[Begin]
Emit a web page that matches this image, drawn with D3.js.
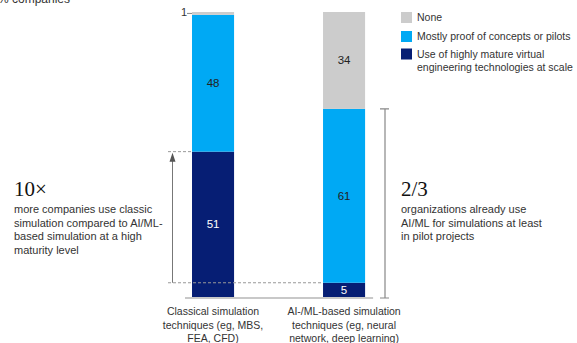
<!DOCTYPE html>
<html lang="en">
<head>
<meta charset="UTF-8">
<title>Simulation techniques</title>
<script src="https://d3js.org/d3.v7.min.js"></script>
<style>
  body { margin: 0; background: #fff; font-family: "Liberation Sans", Arial, Helvetica, sans-serif; }
  svg { display: block; }
</style>
</head>
<body>
<div id="chart"></div>
<script>
// data
var categories = ["Classical simulation techniques (eg, MBS, FEA, CFD)",
                  "AI-/ML-based simulation techniques (eg, neural network, deep learning)"];
var categoryLines = [["Classical simulation", "techniques (eg, MBS,", "FEA, CFD)"],
                     ["AI-/ML-based simulation", "techniques (eg, neural", "network, deep learning)"]];
var seriesNames = ["Use of highly mature virtual engineering technologies at scale",
                   "Mostly proof of concepts or pilots", "None"];
var matureValues = [51, 5];
var pilotValues = [48, 61];
var noneValues = [1, 34];
var colors = ["#061e74", "#00a9f4", "#cccccc"];

var width = 577, height = 343;
var svg = d3.select('#chart').append('svg')
  .attr('width', width)
  .attr('height', height);

var x = d3.scaleBand().domain(categories).range([126.5, 430.6]).paddingInner(0.679).paddingOuter(0.5);
var y = d3.scaleLinear().domain([0, 100]).range([297, 12]);

var rows = categories.map(function(c, i) {
  return { cat: c, mature: matureValues[i], pilot: pilotValues[i], none: noneValues[i] };
});
var stack = d3.stack().keys(["mature", "pilot", "none"])(rows);

// y axis label (cropped at top, as in the source)
svg.append('text')
  .attr('x', -2).attr('y', 3)
  .attr('font-size', 12).attr('fill', '#333')
  .text('% companies');

// bars
var groups = svg.selectAll('g.series')
  .data(stack).enter().append('g')
  .attr('class', 'series')
  .attr('fill', function(d, i) { return colors[i]; });

groups.selectAll('rect')
  .data(function(d) { return d; })
  .enter().append('rect')
  .attr('x', function(d) { return x(d.data.cat); })
  .attr('width', x.bandwidth())
  .attr('y', function(d) { return y(d[1]); })
  .attr('height', function(d) { return y(d[0]) - y(d[1]); });

// value labels
stack.forEach(function(s, si) {
  s.forEach(function(d, ci) {
    var v = d[1] - d[0];
    if (v < 3) {
      // small segment label with leader
      svg.append('text')
        .attr('x', x(d.data.cat) - 5).attr('y', y(d[1]) + 4)
        .attr('text-anchor', 'end').attr('font-size', 11).attr('fill', '#333')
        .text(v);
      svg.append('line')
        .attr('x1', x(d.data.cat) - 5).attr('x2', x(d.data.cat))
        .attr('y1', y((d[0] + d[1]) / 2)).attr('y2', y((d[0] + d[1]) / 2))
        .attr('stroke', '#888').attr('stroke-width', 1);
      return;
    }
    svg.append('text')
      .attr('x', x(d.data.cat) + x.bandwidth() / 2)
      .attr('y', y((d[0] + d[1]) / 2) + 4)
      .attr('text-anchor', 'middle')
      .attr('font-size', 11.5)
      .attr('fill', si === 0 ? '#fff' : '#222')
      .text(v);
  });
});

// baseline
svg.append('line')
  .attr('x1', x(categories[0]) - 7).attr('x2', x(categories[1]) + x.bandwidth() + 8)
  .attr('y1', y(0) + 1).attr('y2', y(0) + 1)
  .attr('stroke', '#c8c8c8').attr('stroke-width', 2);

// dashed guides
var leftTop = y(matureValues[0]);
var rightTop = y(matureValues[1]);
svg.append('line')
  .attr('x1', 168).attr('x2', x(categories[0]))
  .attr('y1', leftTop).attr('y2', leftTop)
  .attr('stroke', '#999').attr('stroke-dasharray', '3,2');
svg.append('line')
  .attr('x1', 168).attr('x2', x(categories[1]))
  .attr('y1', rightTop).attr('y2', rightTop)
  .attr('stroke', '#999').attr('stroke-dasharray', '3,2');

// arrow
var ax0 = 172.5;
svg.append('line')
  .attr('x1', ax0).attr('x2', ax0)
  .attr('y1', rightTop).attr('y2', leftTop + 6)
  .attr('stroke', '#777').attr('stroke-width', 1);
svg.append('path')
  .attr('d', 'M' + ax0 + ',' + (leftTop + 1) + 'L' + (ax0 + 3) + ',' + (leftTop + 10) + 'L' + (ax0 - 3) + ',' + (leftTop + 10) + 'Z')
  .attr('fill', '#555');

// bracket right
var bx = 385;
var bTop = y(matureValues[1] + pilotValues[1]);
svg.append('path')
  .attr('d', 'M' + (bx - 5) + ',' + bTop + 'H' + (bx + 4) + 'M' + bx + ',' + bTop + 'V' + (y(0) + 1) + 'M' + (bx - 5) + ',' + (y(0) + 1) + 'H' + (bx + 4))
  .attr('fill', 'none').attr('stroke', '#888').attr('stroke-width', 1.2);

// category labels
categoryLines.forEach(function(lines, i) {
  var t = svg.append('text')
    .attr('text-anchor', 'middle').attr('font-size', 10.5).attr('fill', '#333');
  lines.forEach(function(l, j) {
    t.append('tspan').attr('x', x(categories[i]) + x.bandwidth() / 2)
      .attr('y', 315 + j * 13.5).text(l);
  });
});

// legend
var legendItems = [
  { color: colors[2], lines: ["None"] },
  { color: colors[1], lines: ["Mostly proof of concepts or pilots"] },
  { color: colors[0], lines: ["Use of highly mature virtual", "engineering technologies at scale"] }
];
var ly = [12, 31, 48.5];
legendItems.forEach(function(it, i) {
  svg.append('rect').attr('x', 401).attr('y', ly[i]).attr('width', 11).attr('height', 11).attr('fill', it.color);
  var t = svg.append('text').attr('font-size', 10.5).attr('fill', '#333');
  it.lines.forEach(function(l, j) {
    t.append('tspan').attr('x', 417).attr('y', ly[i] + 9 + j * 13.5).text(l);
  });
});

// annotations
function annotation(ax, big, lines) {
  svg.append('text')
    .attr('x', ax).attr('y', 196)
    .attr('font-family', '"Liberation Serif", "DejaVu Serif", serif')
    .attr('font-size', 21).attr('fill', '#111')
    .text(big);
  var t = svg.append('text').attr('font-size', 11).attr('fill', '#333');
  lines.forEach(function(l, j) {
    t.append('tspan').attr('x', ax).attr('y', 213 + j * 13.5).text(l);
  });
}
annotation(14, "10\u00d7", ["more companies use classic", "simulation compared to AI/ML-", "based simulation at a high", "maturity level"]);
annotation(401, "2/3", ["organizations already use", "AI/ML for simulations at least", "in pilot projects"]);
</script>
</body>
</html>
[End]
• **Written instruction**
Write out the full set of lines verbatim, without the pictures.

• **Solution**
Emit a web page that matches this image, drawn with D3.js.
<!DOCTYPE html>
<html lang="en">
<head>
<meta charset="UTF-8">
<title>Simulation techniques</title>
<script src="https://d3js.org/d3.v7.min.js"></script>
<style>
  body { margin: 0; background: #fff; font-family: "Liberation Sans", Arial, Helvetica, sans-serif; }
  svg { display: block; }
</style>
</head>
<body>
<div id="chart"></div>
<script>
// data
var categories = ["Classical simulation techniques (eg, MBS, FEA, CFD)",
                  "AI-/ML-based simulation techniques (eg, neural network, deep learning)"];
var categoryLines = [["Classical simulation", "techniques (eg, MBS,", "FEA, CFD)"],
                     ["AI-/ML-based simulation", "techniques (eg, neural", "network, deep learning)"]];
var seriesNames = ["Use of highly mature virtual engineering technologies at scale",
                   "Mostly proof of concepts or pilots", "None"];
var matureValues = [51, 5];
var pilotValues = [48, 61];
var noneValues = [1, 34];
var colors = ["#061e74", "#00a9f4", "#cccccc"];

var width = 577, height = 343;
var svg = d3.select('#chart').append('svg')
  .attr('width', width)
  .attr('height', height);

var x = d3.scaleBand().domain(categories).range([126.5, 430.6]).paddingInner(0.679).paddingOuter(0.5);
var y = d3.scaleLinear().domain([0, 100]).range([297, 12]);

var rows = categories.map(function(c, i) {
  return { cat: c, mature: matureValues[i], pilot: pilotValues[i], none: noneValues[i] };
});
var stack = d3.stack().keys(["mature", "pilot", "none"])(rows);

// y axis label (cropped at top, as in the source)
svg.append('text')
  .attr('x', -2).attr('y', 3)
  .attr('font-size', 12).attr('fill', '#333')
  .text('% companies');

// bars
var groups = svg.selectAll('g.series')
  .data(stack).enter().append('g')
  .attr('class', 'series')
  .attr('fill', function(d, i) { return colors[i]; });

groups.selectAll('rect')
  .data(function(d) { return d; })
  .enter().append('rect')
  .attr('x', function(d) { return x(d.data.cat); })
  .attr('width', x.bandwidth())
  .attr('y', function(d) { return y(d[1]); })
  .attr('height', function(d) { return y(d[0]) - y(d[1]); });

// value labels
stack.forEach(function(s, si) {
  s.forEach(function(d, ci) {
    var v = d[1] - d[0];
    if (v < 3) {
      // small segment label with leader
      svg.append('text')
        .attr('x', x(d.data.cat) - 5).attr('y', y(d[1]) + 4)
        .attr('text-anchor', 'end').attr('font-size', 11).attr('fill', '#333')
        .text(v);
      svg.append('line')
        .attr('x1', x(d.data.cat) - 5).attr('x2', x(d.data.cat))
        .attr('y1', y((d[0] + d[1]) / 2)).attr('y2', y((d[0] + d[1]) / 2))
        .attr('stroke', '#888').attr('stroke-width', 1);
      return;
    }
    svg.append('text')
      .attr('x', x(d.data.cat) + x.bandwidth() / 2)
      .attr('y', y((d[0] + d[1]) / 2) + 4)
      .attr('text-anchor', 'middle')
      .attr('font-size', 11.5)
      .attr('fill', si === 0 ? '#fff' : '#222')
      .text(v);
  });
});

// baseline
svg.append('line')
  .attr('x1', x(categories[0]) - 7).attr('x2', x(categories[1]) + x.bandwidth() + 8)
  .attr('y1', y(0) + 1).attr('y2', y(0) + 1)
  .attr('stroke', '#c8c8c8').attr('stroke-width', 2);

// dashed guides
var leftTop = y(matureValues[0]);
var rightTop = y(matureValues[1]);
svg.append('line')
  .attr('x1', 168).attr('x2', x(categories[0]))
  .attr('y1', leftTop).attr('y2', leftTop)
  .attr('stroke', '#999').attr('stroke-dasharray', '3,2');
svg.append('line')
  .attr('x1', 168).attr('x2', x(categories[1]))
  .attr('y1', rightTop).attr('y2', rightTop)
  .attr('stroke', '#999').attr('stroke-dasharray', '3,2');

// arrow
var ax0 = 172.5;
svg.append('line')
  .attr('x1', ax0).attr('x2', ax0)
  .attr('y1', rightTop).attr('y2', leftTop + 6)
  .attr('stroke', '#777').attr('stroke-width', 1);
svg.append('path')
  .attr('d', 'M' + ax0 + ',' + (leftTop + 1) + 'L' + (ax0 + 3) + ',' + (leftTop + 10) + 'L' + (ax0 - 3) + ',' + (leftTop + 10) + 'Z')
  .attr('fill', '#555');

// bracket right
var bx = 385;
var bTop = y(matureValues[1] + pilotValues[1]);
svg.append('path')
  .attr('d', 'M' + (bx - 5) + ',' + bTop + 'H' + (bx + 4) + 'M' + bx + ',' + bTop + 'V' + (y(0) + 1) + 'M' + (bx - 5) + ',' + (y(0) + 1) + 'H' + (bx + 4))
  .attr('fill', 'none').attr('stroke', '#888').attr('stroke-width', 1.2);

// category labels
categoryLines.forEach(function(lines, i) {
  var t = svg.append('text')
    .attr('text-anchor', 'middle').attr('font-size', 10.5).attr('fill', '#333');
  lines.forEach(function(l, j) {
    t.append('tspan').attr('x', x(categories[i]) + x.bandwidth() / 2)
      .attr('y', 315 + j * 13.5).text(l);
  });
});

// legend
var legendItems = [
  { color: colors[2], lines: ["None"] },
  { color: colors[1], lines: ["Mostly proof of concepts or pilots"] },
  { color: colors[0], lines: ["Use of highly mature virtual", "engineering technologies at scale"] }
];
var ly = [12, 31, 48.5];
legendItems.forEach(function(it, i) {
  svg.append('rect').attr('x', 401).attr('y', ly[i]).attr('width', 11).attr('height', 11).attr('fill', it.color);
  var t = svg.append('text').attr('font-size', 10.5).attr('fill', '#333');
  it.lines.forEach(function(l, j) {
    t.append('tspan').attr('x', 417).attr('y', ly[i] + 9 + j * 13.5).text(l);
  });
});

// annotations
function annotation(ax, big, lines) {
  svg.append('text')
    .attr('x', ax).attr('y', 196)
    .attr('font-family', '"Liberation Serif", "DejaVu Serif", serif')
    .attr('font-size', 21).attr('fill', '#111')
    .text(big);
  var t = svg.append('text').attr('font-size', 11).attr('fill', '#333');
  lines.forEach(function(l, j) {
    t.append('tspan').attr('x', ax).attr('y', 213 + j * 13.5).text(l);
  });
}
annotation(14, "10\u00d7", ["more companies use classic", "simulation compared to AI/ML-", "based simulation at a high", "maturity level"]);
annotation(401, "2/3", ["organizations already use", "AI/ML for simulations at least", "in pilot projects"]);
</script>
</body>
</html>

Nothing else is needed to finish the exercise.